Ocean acidity describes the amount of pH in Earth's oceans, based primarily on the amount of carbon dioxide that oceans absorb from the atmosphere. As carbon dioxide in the ocean increases, pH decreases.

A team led by Shankle, Hull, Planavsky, and Fedorov, as well as researchers from George Mason University, the University of California-Riverside, the Geophysical Fluid Dynamics Laboratory, the University of St Andrews, and Queen Mary University of London, used boron isotopes to infer ancient ocean acidity.

The researchers focused on the equatorial Pacific during the Pliocene Epoch, 2.6 to 5.3 million years ago. The Pliocene was a warm period of Earth's past that climate scientists often use as an analogue for today's warming planet.

The researchers discovered three things.

First, they found a much more acidic eastern equatorial Pacific during the Pliocene, compared to today.

Second, the new results matched climate model predictions from co-author Natalie Burls, a former Yale researcher who is now at George Mason University—due to a water circulation system in the Pacific that acted like a conveyor belt, bringing up to the surface deeper, older, more acidic water.

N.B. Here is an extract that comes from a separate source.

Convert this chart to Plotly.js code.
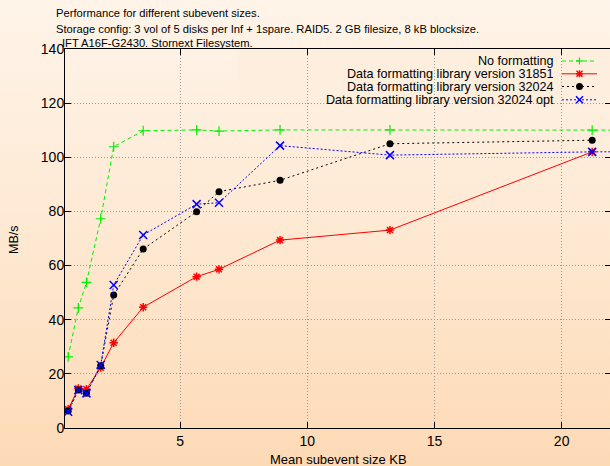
<!DOCTYPE html>
<html><head><meta charset="utf-8">
<script src="https://cdn.plot.ly/plotly-3.0.1.min.js"></script>
<style>
html,body{margin:0;padding:0;overflow:hidden;width:610px;height:466px;}
body{background:linear-gradient(to bottom,#fff4e9 0%,#feead5 45%,#fddab6 100%);}
#chart{width:612px;height:466px;}
</style></head><body><div id="chart"></div>
<script>
// ---- data ----
const xNoFmt = [0.6, 1.0, 1.32, 1.88, 2.39, 3.55, 5.65, 6.53, 8.93, 13.25, 21.2, 30];
const yNoFmt = [26.3, 44.4, 53.8, 77.3, 103.9, 109.8, 110.1, 109.7, 110.1, 110.1, 110.0, 110.0];
const x31851 = [0.6, 1.0, 1.32, 1.88, 2.39, 3.55, 5.65, 6.53, 8.93, 13.25, 21.2];
const y31851 = [6.9, 14.6, 14.3, 22.3, 31.5, 44.6, 55.9, 58.6, 69.4, 73.1, 102.0];
const x32024 = [0.6, 1.0, 1.32, 1.88, 2.39, 3.55, 5.65, 6.53, 8.93, 13.25, 21.2];
const y32024 = [6.3, 14.0, 12.8, 23.0, 49.1, 66.1, 79.9, 87.3, 91.5, 105.0, 106.3];
const xOpt = [0.6, 1.0, 1.32, 1.88, 2.39, 3.55, 5.65, 6.53, 8.93, 13.25, 21.2, 30];
const yOpt = [6.0, 14.0, 12.8, 23.3, 52.8, 71.3, 82.7, 83.2, 104.3, 100.8, 102.0, 102.4];
const seriesNames = ["No formatting", "Data formatting library version 31851",
  "Data formatting library version 32024", "Data formatting library version 32024 opt"];
const titleLines = ["Performance for different subevent sizes.",
  "Storage config: 3 vol of 5 disks per Inf + 1spare. RAID5. 2 GB filesize, 8 kB blocksize.",
  "IFT A16F-G2430. Stornext Filesystem."];
const xTicks = [5, 10, 15, 20];
const yTicks = [0, 20, 40, 60, 80, 100, 120, 140];

// ---- geometry ----
const W = 612, H = 466, L = 65, T = 49, R = 611, B = 428;
const FONT = "Liberation Sans, Arial, sans-serif";
const px = x => (x - L) / (R - L);
const py = y => (B - y) / (B - T);

const styles = [
  {color: "#00f000", dash: "4px,3px", symbol: "cross-thin-open", size: 7, mlw: 1.2},
  {color: "#ff0000", dash: "solid", symbol: "asterisk-open", size: 7, mlw: 1.5},
  {color: "#000000", dash: "2px,3px", symbol: "circle", size: 7, mlw: 0},
  {color: "#0000ff", dash: "2px,2px", symbol: "x-thin-open", size: 8, mlw: 1.5}
];
const xs = [xNoFmt, x31851, x32024, xOpt];
const ys = [yNoFmt, y31851, y32024, yOpt];

const traces = xs.map((x, i) => ({
  type: "scatter", mode: "lines+markers", x: x, y: ys[i], name: seriesNames[i],
  line: {color: styles[i].color, width: 1, dash: styles[i].dash},
  marker: {symbol: styles[i].symbol, size: styles[i].size, color: styles[i].color,
           line: {color: styles[i].color, width: styles[i].mlw}},
  cliponaxis: true, showlegend: false
}));

// ---- manual gnuplot-style legend ----
const rows = [61, 73.8, 86.5, 99.8];
const shapes = [{type: "rect", xref: "paper", yref: "paper", x0: px(237), x1: 1, y0: py(107), y1: py(50),
  fillcolor: "#feeedd", line: {width: 0}, layer: "between"}];
const annotations = [];
rows.forEach((ry, i) => {
  const s = styles[i];
  annotations.push({xref: "paper", yref: "paper", x: px(555), y: py(ry), xanchor: "right", yanchor: "middle",
    text: seriesNames[i], showarrow: false, borderpad: 0, font: {family: FONT, size: 12.6, color: "#000"}});
  shapes.push({type: "line", xref: "paper", yref: "paper", x0: px(562), x1: px(597), y0: py(ry), y1: py(ry),
    line: {color: s.color, width: 1, dash: s.dash}});
  const cx = px(579.5), cy = py(ry);
  const seg = (x0, y0, x1, y1, w) => shapes.push({type: "line", xref: "paper", yref: "paper",
    xsizemode: "pixel", ysizemode: "pixel", xanchor: cx, yanchor: cy, x0: x0, x1: x1, y0: y0, y1: y1,
    line: {color: s.color, width: w}});
  if (i === 0) { seg(-3.5, 0, 3.5, 0, 1.2); seg(0, -3.5, 0, 3.5, 1.2); }
  if (i === 1) { seg(-3.5, 0, 3.5, 0, 1.5); seg(0, -3.5, 0, 3.5, 1.5); seg(-3, -3, 3, 3, 1.5); seg(-3, 3, 3, -3, 1.5); }
  if (i === 2) shapes.push({type: "circle", xref: "paper", yref: "paper", xsizemode: "pixel", ysizemode: "pixel",
    xanchor: cx, yanchor: cy, x0: -3.5, x1: 3.5, y0: -3.5, y1: 3.5, fillcolor: "#000", line: {width: 0}});
  if (i === 3) { seg(-3.5, -3.5, 3.5, 3.5, 1.5); seg(-3.5, 3.5, 3.5, -3.5, 1.5); }
});

// ---- titles ----
const titleY = [13, 29, 43], titleX = [56, 56, 62];
titleLines.forEach((t, i) => annotations.push({xref: "paper", yref: "paper", x: px(titleX[i] - 1), y: py(titleY[i]),
  xanchor: "left", yanchor: "middle", text: t, showarrow: false, borderpad: 0,
  font: {family: FONT, size: 11.2, color: "#000"}}));
annotations.push({xref: "paper", yref: "paper", x: px(14), y: py(240), textangle: -90, xanchor: "center", yanchor: "middle",
  text: "MB/s", showarrow: false, font: {family: FONT, size: 12.5, color: "#000"}});
annotations.push({xref: "paper", yref: "paper", x: px(338), y: py(459), xanchor: "center", yanchor: "middle",
  text: "Mean subevent size KB", showarrow: false, font: {family: FONT, size: 13, color: "#000"}});

const axisCommon = {
  ticks: "inside", ticklen: 6, tickwidth: 1, tickcolor: "#000",
  showline: true, linecolor: "#000", linewidth: 1, mirror: "ticks",
  showgrid: true, gridcolor: "#999999", gridwidth: 1, griddash: "1px,2px",
  zeroline: false, tickfont: {family: FONT, size: 14, color: "#000"}, fixedrange: true
};

const layout = {
  width: W, height: H, margin: {l: L, r: W - R, t: T, b: H - B, pad: 0},
  paper_bgcolor: "rgba(0,0,0,0)", plot_bgcolor: "rgba(0,0,0,0)",
  showlegend: false,
  xaxis: Object.assign({}, axisCommon, {range: [0.476, 21.94], tickmode: "array", tickvals: xTicks,
    ticktext: xTicks.map(String)}),
  yaxis: Object.assign({}, axisCommon, {range: [0, 140], tickmode: "array", tickvals: yTicks,
    ticktext: yTicks.map(String), ticklabelstandoff: -3}),
  shapes: shapes, annotations: annotations
};

Plotly.newPlot("chart", traces, layout, {staticPlot: true, displayModeBar: false});
</script></body></html>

"Rather than being a few decades old as is found today, the upwelled water in the warm Pliocene travels thousands of miles from the North Pacific at depths of about 1,000 meters before finally upwelling in the eastern equatorial Pacific, making the water on the order of hundreds of years old," Shankle said.

Third, the researchers found that the delivery of this older, acidic water required an "overturning circulation"—the ocean conveyor belt—that had previously been predicted by Burls and Fedorov.

"It was this remarkable confirmation of Natalie and Alexey's model," Hull said. "It means our current set of climate models are working pretty well. It gives us more confidence in the ability of models to predict large, regional changes in ocean and climate dynamics that really matter."

The new information also suggests that ocean acidity can be a key measurement as climate models attempt to make projections for warmer conditions than those found today.

"This is a powerful way to test models and ideas about how the climate system works that is beyond our current technological capacity to assess on the basis of past temperature proxy estimates alone," said Planavsky, an associate professor of Earth and Planetary Sciences in FAS.